FIGURE 2. Geochemical (TOC and Tmax from Rock-Eval pyrolysis), petrophysical properties (Φ and K from routine core analysis), petrographic thin sections and SEM image of the studied AR-F interval. Thin sections (A–C) indicate the presence of micrite matrix along with frequent planktic foraminifera, minor pelagic bivalves (green arrow), black pyrite crystals (yellow arrows), and thin fractures (orange arrows); (D) SEM indicates isolated nanopores.
Rock-mechanical properties and brittleness index
Wireline log-based dynamic rock-mechanical assessment indicates an average ʋ of 0.29, E ranging between 23 and 47 GPa, and an average µ of 0.7 (Figure 3). Sonic slowness-based UCS varies between 33 and 55 MPa.The ʋ and E-based brittleness analysis indicate a BI range of 0.39–0.72 (Figure 3). The upper interval of AR-F exhibits BI > 0.48, indicating a more brittle nature than the lower part, which exhibits 0.32 < BI < 0.48 (i.e., less brittle). Higher TOC content in the bottom part of AR-F (Figure 2)corroborates well with the lower BI observations. The estimated rock-mechanical properties and BI are plotted against core-measured organic content (TOC) in Figure 4. It exhibits an increase in ʋ with TOC (Figure 4B). Rock stiffness (E) and strength (UCS) decrease with more organic content (Figures 4A,C). The brittleness index decreases with TOC (Figure 4D), as higher organic content introduces ductility.
FIGURE 3. Well log-based rock-mechanical properties (E, ʋ, UCS, and µ), brittleness index, pore pressure (PP), shear failure pressure (SF) and in situ stress magnitudes (Sv, Shmin, and Shmax) of the studied AR-F interval. LOT, Leak-off test; PP, formation pore pressure; MP, drilling mud pressure.
FIGURE 4. Relationship of core-measured TOC with (A) Young’s modulus, (B) Poisson’s ratio, (C) UCS and (D) brittleness index.
Pore pressure and in situ stress distribution
Bulk-density-based Sv indicates an average gradient of 1.05 PSI/ft (Figure 3). In absence of direct pressure measurement, we utilized drilling fluid pressure as a PP proxy, considering downhole mud overbalance being maintained during drilling. The AR-F carbonate interval in the studied well was drilled with a mud pressure gradient of 0.50 PSI/ft (Figure 3). The well completion reports did not mention any connection gas or formation fluid influx event during drilling, which confirms that sufficient mud overbalance was maintained. The lowest mud weight gradient utilized to drill this section in the offset wells was observed as 0.48 PSI/ft. Therefore we can conclude that the PP gradient of AR-F in the studied field is definitely less than 0.48 PSI/ft. We inferred a hydrostatic pore pressure gradient of 0.45PSI/ft within AR-F. Considering the drilling mud weight (∼0.47 PSI/ft) as the highest pore pressure threshold, there is a maximum uncertainty of ∼190 PSI in PP magnitude.

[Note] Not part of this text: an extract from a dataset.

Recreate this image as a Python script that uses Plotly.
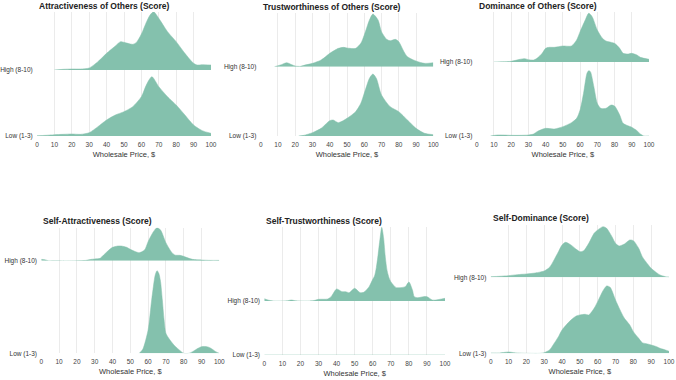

The ʋ-based Shmin yielded a gradient range of 0.66–0.76 PSI/ft within AR-F (Figure 3). We had one leak-off test record (7988 PSI at 10,362 ft) from the overlying shales of the AR-E Member which exhibited a Shmin gradient of 0.77 PSI/ft. The interpreted AR-F Shmin gradient corroborates well with the published interpretation from the JDT field and Al-Khilala fields located in the onshore Nile Delta region (Salah et al., 2016; Leila et al., 2021). Considering a normal faulting stress state and an effective maximum horizontal stress ratio (k) of 0.5, we infer a Shmax gradient of 0.88 PSI/ft. It is to be noted that the estimated Shmax could not be calibrated due to the unavailability of the image logs. However, Leila et al. (2021) reported a 0.86–1 PSI/ft Shmax range from the onshore Al Khilala field depicting a normal to strike-slip transitional stress regime in the Nile Delta. Following this inference of normal faulting stress state, we have provided the regional Shmax range in Figure 7, while our calculated Shmax estimate can be considered as a lower estimate.
Discussions
Diagenetic effects on reservoir properties
Petrophysically, the AR-F exhibits very poor storage and flow capacity. Micritization, the dominant diagenetic process, has been identified as a reservoir quality-destroying factor. This occurs during the first diagenetic phase and usually fills up the pore throats and reduces the permeability. Bioclast tests and chambers are found to be filled with calcite cement which also contributed to the cementation-related porosity loss. We identified frequent thin fractures in the petrographic analysis, which indicate the presence of minor mechanical compaction. These fractures may locally improve the reservoir quality. However, these fractures are mostly seen to be filled with calcite cement, which, therefore, did not improve the flow capacity of AR-F. To bring this tight unconventional carbonate reservoir into production, stimulation is certainly required.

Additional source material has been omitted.